» **Set task**: Write out the full set of records exactly. Any pictures in them do not belong in the copy.

↓↓↓

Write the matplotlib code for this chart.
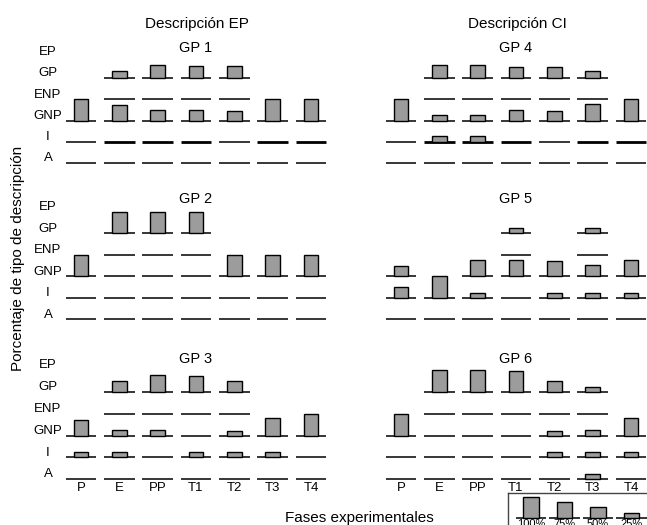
import numpy as np
import matplotlib
matplotlib.use("Agg")
import matplotlib.pyplot as plt

plt.rcParams['font.family'] = ['Liberation Sans', 'DejaVu Sans']

nan = np.nan

# fases y tipos de descripcion
fases = ["P", "E", "PP", "T1", "T2", "T3", "T4"]
tipos = ["EP", "GP", "ENP", "GNP", "I", "A"]

# porcentajes por grupo (filas = tipos, columnas = fases); nan = sin registro
gp1 = [[nan, nan, nan, nan, nan, nan, nan],
       [nan, 33, 62, 58, 58, nan, nan],
       [nan, 0, 0, 0, 0, nan, nan],
       [100, 75, 50, 50, 45, 100, 100],
       [0, 0, 0, 0, 0, 0, 0],
       [0, 0, 0, 0, 0, 0, 0]]

gp2 = [[nan, nan, nan, nan, nan, nan, nan],
       [nan, 100, 100, 98, nan, nan, nan],
       [nan, 0, 0, 0, nan, nan, nan],
       [98, 0, 0, 0, 98, 100, 100],
       [0, 0, 0, 0, 0, 0, 0],
       [0, 0, 0, 0, 0, 0, 0]]

gp3 = [[nan, nan, nan, nan, nan, nan, nan],
       [nan, 50, 75, 73, 50, nan, nan],
       [nan, 0, 0, 0, 0, nan, nan],
       [70, 26, 26, 0, 20, 78, 100],
       [26, 26, 0, 26, 26, 26, 0],
       [0, 0, 0, 0, 0, 0, 0]]

gp4 = [[nan, nan, nan, nan, nan, nan, nan],
       [nan, 59, 59, 54, 54, 34, nan],
       [nan, 0, 0, 0, 0, 0, nan],
       [100, 26, 26, 51, 46, 78, 100],
       [0, 29, 29, 0, 0, 0, 0],
       [0, 0, 0, 0, 0, 0, 0]]

gp5 = [[nan, nan, nan, nan, nan, nan, nan],
       [nan, nan, nan, 23, nan, 23, nan],
       [nan, nan, nan, 0, nan, 0, nan],
       [47, nan, 78, 78, 73, 52, 78],
       [51, 100, 23, 0, 23, 23, 23],
       [0, 0, 0, 0, 0, 0, 0]]

gp6 = [[nan, nan, nan, nan, nan, nan, nan],
       [nan, 98, 98, 93, 50, 23, nan],
       [nan, 0, 0, 0, 0, 0, nan],
       [98, 0, 0, 0, 20, 26, 78],
       [0, 0, 0, 0, 26, 26, 26],
       [0, 0, 0, 0, 0, 25, 0]]

# fases con linea I remarcada (GP 1 y GP 4)
i_remarcada_gp1 = [False, True, True, True, False, True, True]
i_remarcada_gp4 = [False, True, True, True, False, True, True]

leyenda_vals = [100, 75, 50, 25]
leyenda_labels = ["100%", "75%", "50%", "25%"]

W, H = 647, 525
GRIS = "#9c9c9c"
fig = plt.figure(figsize=(W / 100, H / 100), dpi=100)


def px_axes(left, top, width, height):
    return fig.add_axes([left / W, 1 - (top + height) / H, width / W, height / H])


def panel(data, x0, a_px, sp, title, title_y, row_labels, tick_labels,
          remarcada=None):
    col = 38.33
    ax = px_axes(x0 - 0.5 * col, a_px - 6 * sp, 7 * col, 7 * sp)
    ax.set_xlim(-0.5, 6.5)
    ax.set_ylim(-1, 6)
    ax.axis("off")
    for idx, fila in enumerate(data):
        k = len(tipos) - 1 - idx
        for j, v in enumerate(fila):
            if np.isnan(v):
                continue
            lw = 1.1
            if remarcada is not None and tipos[idx] == "I" and remarcada[j]:
                lw = 2.0
            ax.hlines(k, j - 0.4, j + 0.4, color="black", lw=lw, zorder=2)
            if v > 0:
                ax.bar(j, v / 100, bottom=k, width=0.38, color=GRIS,
                       edgecolor="black", lw=1, zorder=3)
    ax.text(3, title_y, title, ha="center", va="center", fontsize=10.5)
    if row_labels:
        for idx, t in enumerate(tipos):
            ax.text(-0.86, len(tipos) - 1 - idx + 0.22, t, ha="center",
                    va="center", fontsize=9.5)
    if tick_labels:
        for j, f in enumerate(fases):
            ax.text(j, -0.38, f, ha="center", va="center", fontsize=9.5)
    return ax


a_pix = [163, 319.3, 479.3]
spacing = [21.25, 21.5, 21.9]
title_pos = [5.4, 5.6, 5.5]
izq = [gp1, gp2, gp3]
der = [gp4, gp5, gp6]
rem_izq = [i_remarcada_gp1, None, None]
rem_der = [i_remarcada_gp4, None, None]
for r in range(3):
    panel(izq[r], 81, a_pix[r], spacing[r], "GP %d" % (r + 1), title_pos[r],
          True, r == 2, rem_izq[r])
    panel(der[r], 401, a_pix[r], spacing[r], "GP %d" % (r + 4), title_pos[r],
          False, r == 2, rem_der[r])

fig.text(197 / W, 1 - 24 / H, "Descripción EP", ha="center", va="center",
         fontsize=11)
fig.text(517 / W, 1 - 24 / H, "Descripción CI", ha="center", va="center",
         fontsize=11)
fig.text(359 / W, 1 - 518 / H, "Fases experimentales", ha="center",
         va="center", fontsize=11)
fig.text(18 / W, 1 - 258 / H, "Porcentaje de tipo de descripción",
         ha="center", va="center", rotation=90, fontsize=11)

# leyenda de escala
lc = 33.5
lsp = 21.0
lg = px_axes(531 - 0.7 * lc, 493, 4.4 * lc, 2.5 * lsp)
lg.set_xlim(-0.7, 3.7)
lg.set_ylim(-1.31, 1.19)
lg.set_xticks([])
lg.set_yticks([])
for s in lg.spines.values():
    s.set_color("#444444")
    s.set_linewidth(1)
for j, v in enumerate(leyenda_vals):
    lg.hlines(0, j - 0.45, j + 0.45, color="black", lw=1.1, zorder=2)
    lg.bar(j, v / 100, width=0.46, color=GRIS, edgecolor="black", lw=1,
           zorder=3)
    lg.text(j, -0.3, leyenda_labels[j], ha="center", va="center", fontsize=8)

fig.savefig("out.png", dpi=100)
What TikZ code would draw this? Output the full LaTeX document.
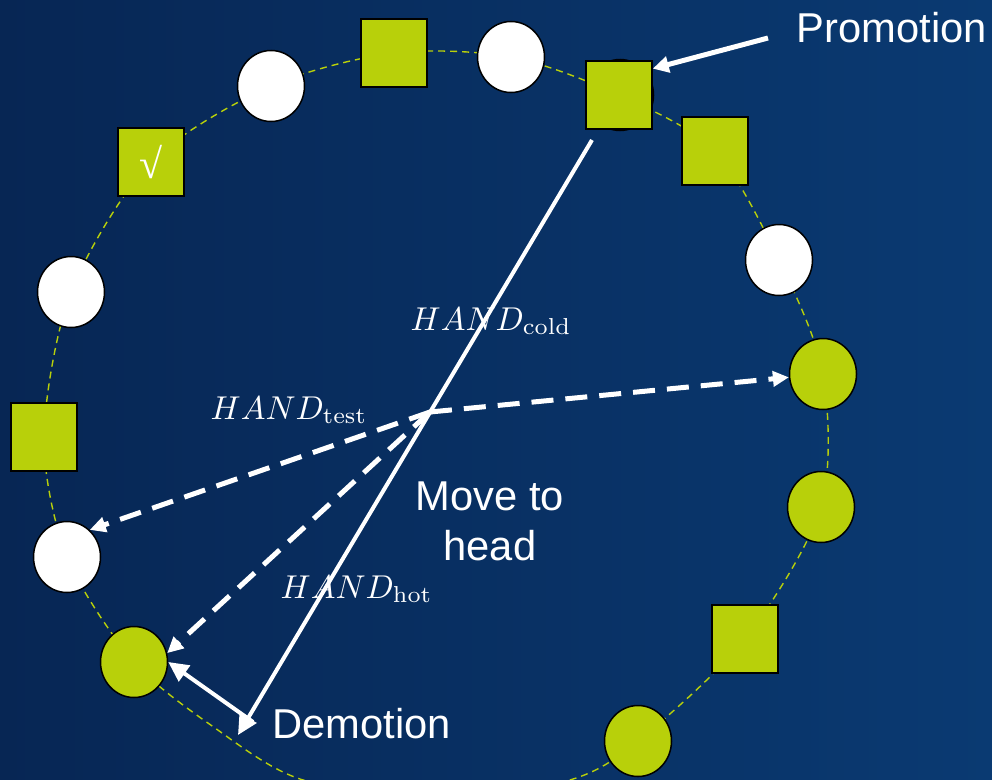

↑↑↑

» **Problem solution**:
Write the matplotlib code for this chart.
import numpy as np
import matplotlib
matplotlib.use("Agg")
import matplotlib.pyplot as plt

plt.rcParams['font.family'] = ['Liberation Sans', 'DejaVu Sans']

nan = np.nan

# fases y tipos de descripcion
fases = ["P", "E", "PP", "T1", "T2", "T3", "T4"]
tipos = ["EP", "GP", "ENP", "GNP", "I", "A"]

# porcentajes por grupo (filas = tipos, columnas = fases); nan = sin registro
gp1 = [[nan, nan, nan, nan, nan, nan, nan],
       [nan, 33, 62, 58, 58, nan, nan],
       [nan, 0, 0, 0, 0, nan, nan],
       [100, 75, 50, 50, 45, 100, 100],
       [0, 0, 0, 0, 0, 0, 0],
       [0, 0, 0, 0, 0, 0, 0]]

gp2 = [[nan, nan, nan, nan, nan, nan, nan],
       [nan, 100, 100, 98, nan, nan, nan],
       [nan, 0, 0, 0, nan, nan, nan],
       [98, 0, 0, 0, 98, 100, 100],
       [0, 0, 0, 0, 0, 0, 0],
       [0, 0, 0, 0, 0, 0, 0]]

gp3 = [[nan, nan, nan, nan, nan, nan, nan],
       [nan, 50, 75, 73, 50, nan, nan],
       [nan, 0, 0, 0, 0, nan, nan],
       [70, 26, 26, 0, 20, 78, 100],
       [26, 26, 0, 26, 26, 26, 0],
       [0, 0, 0, 0, 0, 0, 0]]

gp4 = [[nan, nan, nan, nan, nan, nan, nan],
       [nan, 59, 59, 54, 54, 34, nan],
       [nan, 0, 0, 0, 0, 0, nan],
       [100, 26, 26, 51, 46, 78, 100],
       [0, 29, 29, 0, 0, 0, 0],
       [0, 0, 0, 0, 0, 0, 0]]

gp5 = [[nan, nan, nan, nan, nan, nan, nan],
       [nan, nan, nan, 23, nan, 23, nan],
       [nan, nan, nan, 0, nan, 0, nan],
       [47, nan, 78, 78, 73, 52, 78],
       [51, 100, 23, 0, 23, 23, 23],
       [0, 0, 0, 0, 0, 0, 0]]

gp6 = [[nan, nan, nan, nan, nan, nan, nan],
       [nan, 98, 98, 93, 50, 23, nan],
       [nan, 0, 0, 0, 0, 0, nan],
       [98, 0, 0, 0, 20, 26, 78],
       [0, 0, 0, 0, 26, 26, 26],
       [0, 0, 0, 0, 0, 25, 0]]

# fases con linea I remarcada (GP 1 y GP 4)
i_remarcada_gp1 = [False, True, True, True, False, True, True]
i_remarcada_gp4 = [False, True, True, True, False, True, True]

leyenda_vals = [100, 75, 50, 25]
leyenda_labels = ["100%", "75%", "50%", "25%"]

W, H = 647, 525
GRIS = "#9c9c9c"
fig = plt.figure(figsize=(W / 100, H / 100), dpi=100)


def px_axes(left, top, width, height):
    return fig.add_axes([left / W, 1 - (top + height) / H, width / W, height / H])


def panel(data, x0, a_px, sp, title, title_y, row_labels, tick_labels,
          remarcada=None):
    col = 38.33
    ax = px_axes(x0 - 0.5 * col, a_px - 6 * sp, 7 * col, 7 * sp)
    ax.set_xlim(-0.5, 6.5)
    ax.set_ylim(-1, 6)
    ax.axis("off")
    for idx, fila in enumerate(data):
        k = len(tipos) - 1 - idx
        for j, v in enumerate(fila):
            if np.isnan(v):
                continue
            lw = 1.1
            if remarcada is not None and tipos[idx] == "I" and remarcada[j]:
                lw = 2.0
            ax.hlines(k, j - 0.4, j + 0.4, color="black", lw=lw, zorder=2)
            if v > 0:
                ax.bar(j, v / 100, bottom=k, width=0.38, color=GRIS,
                       edgecolor="black", lw=1, zorder=3)
    ax.text(3, title_y, title, ha="center", va="center", fontsize=10.5)
    if row_labels:
        for idx, t in enumerate(tipos):
            ax.text(-0.86, len(tipos) - 1 - idx + 0.22, t, ha="center",
                    va="center", fontsize=9.5)
    if tick_labels:
        for j, f in enumerate(fases):
            ax.text(j, -0.38, f, ha="center", va="center", fontsize=9.5)
    return ax


a_pix = [163, 319.3, 479.3]
spacing = [21.25, 21.5, 21.9]
title_pos = [5.4, 5.6, 5.5]
izq = [gp1, gp2, gp3]
der = [gp4, gp5, gp6]
rem_izq = [i_remarcada_gp1, None, None]
rem_der = [i_remarcada_gp4, None, None]
for r in range(3):
    panel(izq[r], 81, a_pix[r], spacing[r], "GP %d" % (r + 1), title_pos[r],
          True, r == 2, rem_izq[r])
    panel(der[r], 401, a_pix[r], spacing[r], "GP %d" % (r + 4), title_pos[r],
          False, r == 2, rem_der[r])

fig.text(197 / W, 1 - 24 / H, "Descripción EP", ha="center", va="center",
         fontsize=11)
fig.text(517 / W, 1 - 24 / H, "Descripción CI", ha="center", va="center",
         fontsize=11)
fig.text(359 / W, 1 - 518 / H, "Fases experimentales", ha="center",
         va="center", fontsize=11)
fig.text(18 / W, 1 - 258 / H, "Porcentaje de tipo de descripción",
         ha="center", va="center", rotation=90, fontsize=11)

# leyenda de escala
lc = 33.5
lsp = 21.0
lg = px_axes(531 - 0.7 * lc, 493, 4.4 * lc, 2.5 * lsp)
lg.set_xlim(-0.7, 3.7)
lg.set_ylim(-1.31, 1.19)
lg.set_xticks([])
lg.set_yticks([])
for s in lg.spines.values():
    s.set_color("#444444")
    s.set_linewidth(1)
for j, v in enumerate(leyenda_vals):
    lg.hlines(0, j - 0.45, j + 0.45, color="black", lw=1.1, zorder=2)
    lg.bar(j, v / 100, width=0.46, color=GRIS, edgecolor="black", lw=1,
           zorder=3)
    lg.text(j, -0.3, leyenda_labels[j], ha="center", va="center", fontsize=8)

fig.savefig("out.png", dpi=100)
What TikZ code would draw this? Output the full LaTeX document.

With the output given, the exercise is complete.